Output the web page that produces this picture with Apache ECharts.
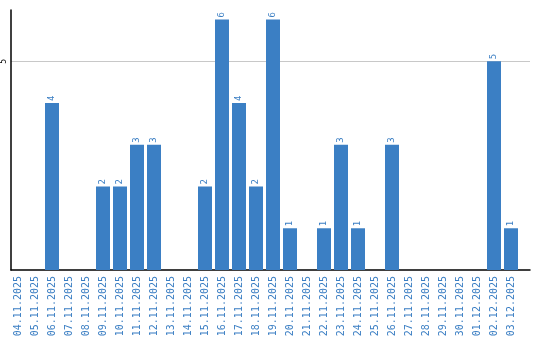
<!DOCTYPE html>
<html><head><meta charset="utf-8">
<script src="https://cdn.jsdelivr.net/npm/echarts@6/dist/echarts.min.js"></script>
<style>html,body{margin:0;padding:0;background:#fff}#c{width:540px;height:340px}</style>
</head><body><div id="c"></div>
<script>
const categories = ["04.11.2025","05.11.2025","06.11.2025","07.11.2025","08.11.2025","09.11.2025","10.11.2025","11.11.2025","12.11.2025","13.11.2025","14.11.2025","15.11.2025","16.11.2025","17.11.2025","18.11.2025","19.11.2025","20.11.2025","21.11.2025","22.11.2025","23.11.2025","24.11.2025","25.11.2025","26.11.2025","27.11.2025","28.11.2025","29.11.2025","30.11.2025","01.12.2025","02.12.2025","03.12.2025"];
const values = [0,0,4,0,0,2,2,3,3,0,0,2,6,4,2,6,1,0,1,3,1,0,3,0,0,0,0,0,5,1];
const yTicks = [5];

const yMax = 6.23;
const chart = echarts.init(document.getElementById('c'));
chart.setOption({
  animation: false,
  grid: [
    {left: 9.5, right: 20.5, top: 10, bottom: 70},
    {left: 10, right: 10, top: 10, bottom: 70}
  ],
  xAxis: [{
    gridIndex: 0, type: 'category', data: categories,
    axisLine: {show: false},
    axisTick: {show: false},
    axisLabel: {rotate: 90, color: '#3a7ec3', fontFamily: 'DejaVu Sans Mono', fontSize: 10, interval: 0, margin: 6}
  }, {
    gridIndex: 1, type: 'value', min: 0, max: 1,
    axisLine: {show: true, lineStyle: {color: '#000', width: 1.5}},
    axisTick: {show: false}, axisLabel: {show: false}, splitLine: {show: false}
  }],
  yAxis: [{
    gridIndex: 0, type: 'value', min: 0, max: yMax, interval: 5,
    axisLine: {show: false}, axisTick: {show: false}, axisLabel: {show: false}, splitLine: {show: false}
  }, {
    gridIndex: 1, type: 'value', min: 0, max: yMax, interval: 5,
    axisLine: {show: true, lineStyle: {color: '#000', width: 1.5}},
    axisTick: {show: false},
    splitLine: {show: true, showMinLine: false, showMaxLine: false, lineStyle: {color: '#c8c8c8', width: 1}},
    axisLabel: {rotate: 90, fontSize: 8, color: '#000', fontFamily: 'DejaVu Sans Mono', margin: 3,
      formatter: v => yTicks.includes(v) ? String(v) : ''}
  }],
  series: [{
    type: 'bar', xAxisIndex: 0, yAxisIndex: 0, z: 3,
    data: values.map(v => v === 0 ? null : v),
    barWidth: 14,
    itemStyle: {color: '#3b7fc4'},
    label: {show: true, position: 'top', rotate: 90, align: 'left', verticalAlign: 'middle', distance: 2,
      color: '#3a7ec3', fontSize: 9, fontFamily: 'DejaVu Sans Mono'}
  }]
});
</script></body></html>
******
Goal
Repeat the data exactly, dropping every picture it holds.

Full response
Output the web page that produces this picture with Apache ECharts.
<!DOCTYPE html>
<html><head><meta charset="utf-8">
<script src="https://cdn.jsdelivr.net/npm/echarts@6/dist/echarts.min.js"></script>
<style>html,body{margin:0;padding:0;background:#fff}#c{width:540px;height:340px}</style>
</head><body><div id="c"></div>
<script>
const categories = ["04.11.2025","05.11.2025","06.11.2025","07.11.2025","08.11.2025","09.11.2025","10.11.2025","11.11.2025","12.11.2025","13.11.2025","14.11.2025","15.11.2025","16.11.2025","17.11.2025","18.11.2025","19.11.2025","20.11.2025","21.11.2025","22.11.2025","23.11.2025","24.11.2025","25.11.2025","26.11.2025","27.11.2025","28.11.2025","29.11.2025","30.11.2025","01.12.2025","02.12.2025","03.12.2025"];
const values = [0,0,4,0,0,2,2,3,3,0,0,2,6,4,2,6,1,0,1,3,1,0,3,0,0,0,0,0,5,1];
const yTicks = [5];

const yMax = 6.23;
const chart = echarts.init(document.getElementById('c'));
chart.setOption({
  animation: false,
  grid: [
    {left: 9.5, right: 20.5, top: 10, bottom: 70},
    {left: 10, right: 10, top: 10, bottom: 70}
  ],
  xAxis: [{
    gridIndex: 0, type: 'category', data: categories,
    axisLine: {show: false},
    axisTick: {show: false},
    axisLabel: {rotate: 90, color: '#3a7ec3', fontFamily: 'DejaVu Sans Mono', fontSize: 10, interval: 0, margin: 6}
  }, {
    gridIndex: 1, type: 'value', min: 0, max: 1,
    axisLine: {show: true, lineStyle: {color: '#000', width: 1.5}},
    axisTick: {show: false}, axisLabel: {show: false}, splitLine: {show: false}
  }],
  yAxis: [{
    gridIndex: 0, type: 'value', min: 0, max: yMax, interval: 5,
    axisLine: {show: false}, axisTick: {show: false}, axisLabel: {show: false}, splitLine: {show: false}
  }, {
    gridIndex: 1, type: 'value', min: 0, max: yMax, interval: 5,
    axisLine: {show: true, lineStyle: {color: '#000', width: 1.5}},
    axisTick: {show: false},
    splitLine: {show: true, showMinLine: false, showMaxLine: false, lineStyle: {color: '#c8c8c8', width: 1}},
    axisLabel: {rotate: 90, fontSize: 8, color: '#000', fontFamily: 'DejaVu Sans Mono', margin: 3,
      formatter: v => yTicks.includes(v) ? String(v) : ''}
  }],
  series: [{
    type: 'bar', xAxisIndex: 0, yAxisIndex: 0, z: 3,
    data: values.map(v => v === 0 ? null : v),
    barWidth: 14,
    itemStyle: {color: '#3b7fc4'},
    label: {show: true, position: 'top', rotate: 90, align: 'left', verticalAlign: 'middle', distance: 2,
      color: '#3a7ec3', fontSize: 9, fontFamily: 'DejaVu Sans Mono'}
  }]
});
</script></body></html>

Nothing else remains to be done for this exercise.